Published at 12:33pm 4th January 2019.

Thousands of women across Surrey and North East Hampshire missed their last screening for breast cancer.

Latest figures - described as "troubling" - show the proportion of women between 50 and 70 accepting an invitation for screening every three years is declining in our area.

Only 73.3% of the 28,217 women in the Guildford and Waverley Clinical Commissioning Group area due a screening in the three years to the end of March took up the offer.

This means 7,537 women are not up to date with their checks.

Of the 12,468 women in the Surrey Heath CCG eligible over this period, only 74.5% came forward - leaving 3,182 women unchecked.

In the North East Hampshire and Farnham CCG, 74.2% of the 28,480 women eligible got checked out - 7,362 are not up to date.

Across England the proportion of women who attended their last check was 72%.

This is the lowest level since the current screening programme began in 2007.

The UK National Screening Committee says the minimum acceptable level of coverage is 70%, but the NHS is expected to achieve 80%.

Addie Mitchell, clinical nurse specialist at the charity Breast Cancer Care, said:

"These troubling figures show we’re now only a hair's breadth above the minimum standard.

"While screening is not a one-stop shop, as symptoms can occur at any time, mammograms remain the most effective tool at our disposal for detecting breast cancer at the earliest possible stage."

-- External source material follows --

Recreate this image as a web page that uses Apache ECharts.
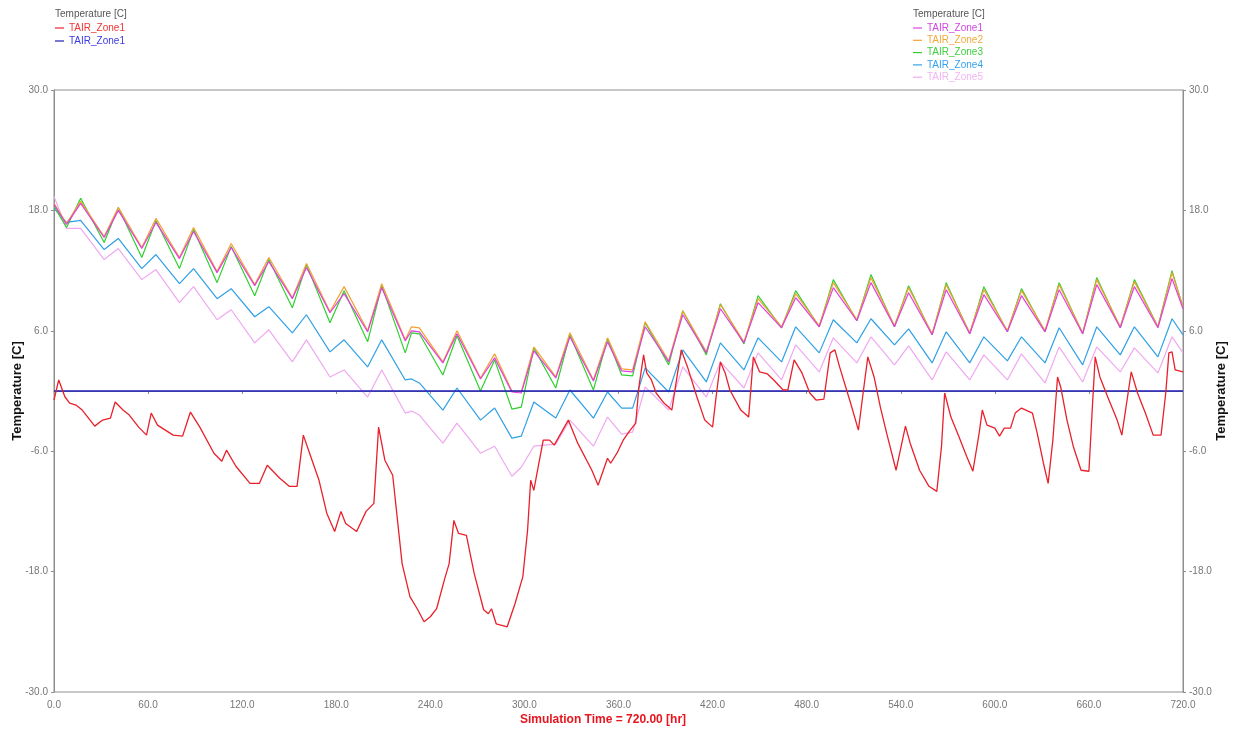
<!DOCTYPE html>
<html>
<head>
<meta charset="utf-8">
<title>Temperature [C]</title>
<script src="https://cdn.jsdelivr.net/npm/echarts@6/dist/echarts.min.js"></script>
<style>
  html, body { margin: 0; padding: 0; background: #fff; }
  #chart { width: 1238px; height: 730px; }
</style>
</head>
<body>
<div id="chart"></div>
<script>
// tick positions
const X_TICKS = [0, 60, 120, 180, 240, 300, 360, 420, 480, 540, 600, 660, 720]
const Y_TICKS = [-30, -18, -6, 6, 18, 30]

// zone temperatures (right axis), read at daily min / peak hours
const T_ZONE = [
  0, 8, 17, 32, 41, 56, 65, 80, 89, 104,
  113, 128, 137, 152, 161, 176, 185, 200, 209, 224,
  228, 233, 248, 257, 272, 281, 292, 298, 306, 320,
  329, 344, 353, 362, 369, 377, 392, 401, 416, 425,
  440, 449, 464, 473, 488, 497, 512, 521, 536, 545,
  560, 569, 584, 593, 608, 617, 632, 641, 656, 665,
  680, 689, 704, 713, 720
]
const ZONE1 = [
  18.6, 16.6, 18.7, 15.3, 18.0, 14.2, 16.8, 13.2, 15.9, 11.8,
  14.3, 10.5, 12.9, 9.2, 12.3, 7.8, 9.7, 5.9, 10.3, 5.0,
  6.0, 5.9, 2.8, 5.7, 1.2, 3.3, -0.1, -0.2, 4.0, 1.3,
  5.4, 1.0, 4.9, 2.0, 1.9, 6.4, 2.9, 7.6, 3.8, 8.2,
  4.8, 8.8, 6.3, 9.3, 6.4, 10.3, 7.0, 10.8, 6.4, 9.8,
  5.6, 10.1, 5.7, 9.6, 5.9, 9.5, 5.9, 10.1, 5.7, 10.6,
  6.3, 10.4, 6.3, 11.2, 8.2
]
const ZONE2 = [
  18.7, 16.7, 18.9, 15.4, 18.3, 14.3, 17.2, 13.3, 16.3, 11.9,
  14.7, 10.6, 13.3, 9.3, 12.7, 7.9, 10.4, 6.0, 10.7, 5.1,
  6.4, 6.3, 2.9, 6.0, 1.3, 3.7, 0.0, -0.1, 4.4, 1.4,
  5.8, 1.1, 5.3, 2.2, 2.1, 6.9, 3.0, 8.0, 3.9, 8.6,
  4.9, 9.2, 6.4, 9.7, 6.5, 10.8, 7.1, 11.3, 6.5, 10.3,
  5.7, 10.6, 5.8, 10.1, 6.0, 10.0, 6.0, 10.6, 5.8, 11.1,
  6.4, 10.9, 6.4, 11.8, 8.4
]
const ZONE3 = [
  18.4, 16.3, 19.2, 14.8, 18.3, 13.3, 17.0, 12.2, 16.1, 10.8,
  14.4, 9.5, 13.1, 8.3, 12.6, 6.8, 10.0, 4.9, 10.5, 3.8,
  5.8, 5.7, 1.6, 5.5, 0.0, 3.1, -1.8, -1.6, 4.3, 0.3,
  5.6, 0.1, 5.2, 1.6, 1.5, 6.8, 2.6, 8.0, 3.6, 8.7,
  4.7, 9.5, 6.3, 10.0, 6.4, 11.1, 7.0, 11.6, 6.4, 10.5,
  5.6, 10.8, 5.7, 10.4, 5.9, 10.2, 5.9, 10.8, 5.7, 11.3,
  6.3, 11.1, 6.4, 12.0, 8.3
]
const ZONE4 = [
  18.2, 16.8, 17.0, 14.1, 15.2, 12.2, 13.6, 10.7, 12.2, 9.2,
  10.2, 7.4, 8.4, 5.8, 7.6, 3.9, 5.1, 2.4, 5.1, 1.1,
  1.2, 0.8, -1.9, 0.3, -2.9, -1.7, -4.7, -4.5, -1.1, -2.7,
  0.1, -2.7, -0.1, -1.7, -1.7, 2.3, -0.1, 4.1, 0.9, 4.8,
  2.1, 5.3, 2.9, 6.4, 3.8, 7.1, 4.8, 7.2, 4.6, 6.2,
  2.8, 5.9, 2.8, 5.4, 3.0, 5.4, 2.8, 6.3, 2.6, 6.4,
  3.6, 6.4, 3.4, 7.2, 5.6
]
const ZONE5 = [
  19.4, 16.2, 16.2, 13.1, 14.2, 11.1, 12.1, 8.8, 10.4, 7.1,
  8.1, 4.8, 6.1, 2.9, 5.1, 1.4, 2.1, -0.6, 2.1, -2.2,
  -2.0, -2.4, -5.2, -3.2, -6.2, -5.5, -8.5, -7.6, -5.5, -5.3,
  -2.9, -5.5, -2.6, -4.3, -4.1, 0.4, -1.9, 2.4, -0.6, 2.9,
  0.3, 3.8, 1.1, 4.6, 1.9, 5.3, 2.8, 5.4, 2.6, 4.5,
  1.1, 3.9, 1.1, 3.6, 1.1, 3.7, 0.8, 4.4, 0.9, 4.4,
  1.9, 4.3, 1.8, 5.4, 3.8
]

// left axis: red trace and the flat blue line
const T_RED = [
  0, 3, 7, 10, 14, 18, 26, 31, 36, 39,
  44, 48, 54, 59, 62, 66, 76, 82, 87, 93,
  102, 107, 110, 116, 125, 131, 136, 144, 150, 155,
  159, 163, 169, 174, 179, 183, 186, 193, 199, 204,
  207, 211, 216, 222, 227, 232, 236, 240, 244, 249,
  252, 255, 258, 263, 268, 274, 277, 279, 282, 289,
  294, 299, 302, 304, 306, 308, 312, 316, 319, 328,
  334, 343, 347, 351, 353, 355, 359, 363, 367, 371,
  373, 376, 378, 381, 384, 389, 394, 397, 400, 404,
  410, 415, 420, 422, 425, 428, 431, 438, 443, 446,
  450, 455, 459, 465, 468, 472, 477, 482, 486, 491,
  495, 498, 501, 508, 513, 516, 519, 523, 527, 531,
  537, 543, 546, 552, 558, 563, 566, 568, 572, 577,
  582, 586, 590, 592, 595, 600, 603, 606, 610, 613,
  617, 624, 627, 631, 634, 637, 640, 642, 646, 650,
  655, 660, 662, 664, 667, 672, 678, 681, 685, 687,
  691, 696, 701, 706, 709, 711, 713, 715, 720
]
const RED = [
  -0.9, 1.1, -0.6, -1.2, -1.4, -1.9, -3.5, -2.9, -2.7, -1.1,
  -1.9, -2.4, -3.6, -4.4, -2.2, -3.4, -4.4, -4.5, -2.1, -3.6,
  -6.2, -7.0, -5.9, -7.5, -9.2, -9.2, -7.4, -8.7, -9.5, -9.5,
  -4.4, -6.2, -8.9, -12.2, -14.0, -12.0, -13.2, -14.0, -12.0, -11.2,
  -3.6, -6.9, -8.4, -17.2, -20.5, -21.8, -23.0, -22.5, -21.7, -18.8,
  -17.2, -12.9, -14.2, -14.4, -18.2, -21.8, -22.2, -21.7, -23.2, -23.5,
  -21.2, -18.5, -13.9, -8.9, -9.9, -8.2, -4.9, -4.9, -5.4, -2.9,
  -5.2, -7.9, -9.4, -7.6, -6.7, -7.2, -6.2, -4.9, -4.0, -3.2,
  0.4, 3.6, 1.8, 1.1, -0.2, -1.2, -1.9, 1.1, 4.1, 2.4,
  -0.6, -2.9, -3.6, -0.9, 2.9, 1.8, 0.1, -1.9, -2.6, 3.4,
  1.9, 1.7, 1.1, 0.1, 0.1, 3.1, 1.8, -0.2, -0.9, -0.8,
  3.8, 4.1, 2.4, -1.2, -3.9, -0.2, 3.4, 1.4, -1.6, -4.2,
  -7.9, -3.5, -5.2, -7.9, -9.5, -10.0, -5.5, -0.2, -2.6, -4.5,
  -6.5, -8.0, -4.2, -1.9, -3.4, -3.7, -4.5, -3.7, -3.7, -2.2,
  -1.7, -2.2, -4.2, -7.2, -9.2, -4.9, 1.4, 0.4, -2.9, -5.5,
  -7.9, -8.0, -2.2, 3.4, 1.4, -0.6, -2.9, -4.4, -0.2, 1.9,
  -0.2, -2.2, -4.4, -4.4, -0.2, 3.8, 3.9, 2.1, 1.9
]
const T_BLUE = [0, 720]
const BLUE = [0, 0]

// legend ids -> shown text (the same label appears three times)
const LEGEND_TEXT = {
  red: 'TAIR_Zone1', blue: 'TAIR_Zone1',
  z1: 'TAIR_Zone1', z2: 'TAIR_Zone2', z3: 'TAIR_Zone3', z4: 'TAIR_Zone4', z5: 'TAIR_Zone5'
}

const FONT = 'Arial, "Liberation Sans", sans-serif'
const AXIS_GREY = '#8f8f8f'
const LABEL_GREY = '#777'
// short flat dash used as legend marker
const DASH = 'path://M0,0 L10,0 L10,1.3 L0,1.3 Z'

function pairs(ts, vs) {
  return ts.map((t, i) => [t, vs[i]])
}

function makeLine(name, yAxisIndex, ts, vs, color, width) {
  return {
    name,
    type: 'line',
    yAxisIndex,
    data: pairs(ts, vs),
    symbol: 'none',
    showSymbol: false,
    silent: true,
    animation: false,
    lineStyle: { color, width },
    itemStyle: { color }
  }
}

function yAxisOf(position, gap) {
  return {
    type: 'value',
    position,
    min: -30,
    max: 30,
    axisLine: { show: true, lineStyle: { color: AXIS_GREY } },
    axisTick: { show: true, length: 3, customValues: Y_TICKS, lineStyle: { color: AXIS_GREY } },
    axisLabel: {
      customValues: Y_TICKS,
      formatter: (v) => v.toFixed(1),
      color: LABEL_GREY,
      fontSize: 10,
      fontFamily: FONT,
      margin: 6
    },
    splitLine: { show: false },
    name: 'Temperature [C]',
    nameLocation: 'middle',
    nameRotate: 90,
    nameGap: gap,
    nameMoveOverlap: false,
    nameTextStyle: { color: '#111', fontWeight: 'bold', fontSize: 13, fontFamily: FONT }
  }
}

const legendText = { fontSize: 10, fontFamily: FONT }

const chart = echarts.init(document.getElementById('chart'))
chart.setOption({
  animation: false,
  backgroundColor: '#fff',
  title: [
    { text: 'Temperature [C]', left: 55, top: 9, padding: 0,
      textStyle: { fontSize: 10, fontWeight: 'normal', color: '#555', fontFamily: FONT } },
    { text: 'Temperature [C]', left: 913, top: 9, padding: 0,
      textStyle: { fontSize: 10, fontWeight: 'normal', color: '#555', fontFamily: FONT } }
  ],
  legend: [
    {
      left: 55, top: 23, padding: 0, orient: 'vertical', icon: DASH,
      itemWidth: 9, itemHeight: 10, itemGap: 3, selectedMode: false,
      formatter: (n) => LEGEND_TEXT[n],
      textStyle: legendText,
      data: [
        { name: 'red', textStyle: { color: '#f03535' } },
        { name: 'blue', textStyle: { color: '#3a3ae8' } }
      ]
    },
    {
      left: 913, top: 23, padding: 0, orient: 'vertical', icon: DASH,
      itemWidth: 9, itemHeight: 10, itemGap: 2.3, selectedMode: false,
      formatter: (n) => LEGEND_TEXT[n],
      textStyle: legendText,
      data: [
        { name: 'z1', textStyle: { color: '#d048e0' } },
        { name: 'z2', textStyle: { color: '#f0aa3a' } },
        { name: 'z3', textStyle: { color: '#3fcf3f' } },
        { name: 'z4', textStyle: { color: '#35a2ee' } },
        { name: 'z5', textStyle: { color: '#f2b4f2' } }
      ]
    }
  ],
  grid: {
    left: 54, right: 55, top: 90, bottom: 38,
    show: true, borderColor: AXIS_GREY, borderWidth: 1, backgroundColor: '#fff',
    outerBoundsMode: 'none'
  },
  xAxis: {
    type: 'value',
    min: 0,
    max: 720,
    axisLine: { show: true, lineStyle: { color: AXIS_GREY } },
    axisTick: { show: true, length: 3, customValues: X_TICKS, lineStyle: { color: AXIS_GREY } },
    axisLabel: {
      customValues: X_TICKS,
      formatter: (v) => v.toFixed(1),
      color: LABEL_GREY,
      fontSize: 10,
      fontFamily: FONT,
      margin: 8
    },
    splitLine: { show: false },
    name: 'Simulation Time = 720.00 [hr]',
    nameLocation: 'middle',
    nameGap: 22,
    nameMoveOverlap: false,
    nameTextStyle: { color: '#e8141e', fontWeight: 'bold', fontSize: 12, fontFamily: FONT, padding: [0, 31, 0, 0] }
  },
  yAxis: [yAxisOf('left', 30), yAxisOf('right', 32)],
  series: [
    makeLine('z5', 1, T_ZONE, ZONE5, '#f0a8f0', 1.2),
    makeLine('z4', 1, T_ZONE, ZONE4, '#2fa0e6', 1.2),
    makeLine('z3', 1, T_ZONE, ZONE3, '#30d030', 1.2),
    makeLine('z2', 1, T_ZONE, ZONE2, '#f5a030', 1.2),
    makeLine('z1', 1, T_ZONE, ZONE1, '#e040e0', 1.2),
    makeLine('blue', 0, T_BLUE, BLUE, '#1a1ab4', 1.5),
    makeLine('red', 0, T_RED, RED, '#e8202a', 1.3)
  ]
})
</script>
</body>
</html>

In Guildford and Waverley, the uptake rate has fallen every year since 2010-11, when it stood at 75.4%.

Uptake in North East Hampshire and Farnham bucked the national trend last year, rising slightly from 72.9% in 2016-17.

However, it has still fallen from a peak of 74.8% in 2012-13.

In Surrey Heath it rose from 11.6% in 2016-17 - but is still down on a peak of 76.5% in 2011-12.

Dr Anne Mackie, director of screening at Public Health England, said it was especially "concerning" that uptake was falling among younger women invited for their first test.

She continued: “We are working hard with NHS and local community healthcare colleagues to understand why this might be and to make appointments as easy as possible to attend for all women who want to get screened.”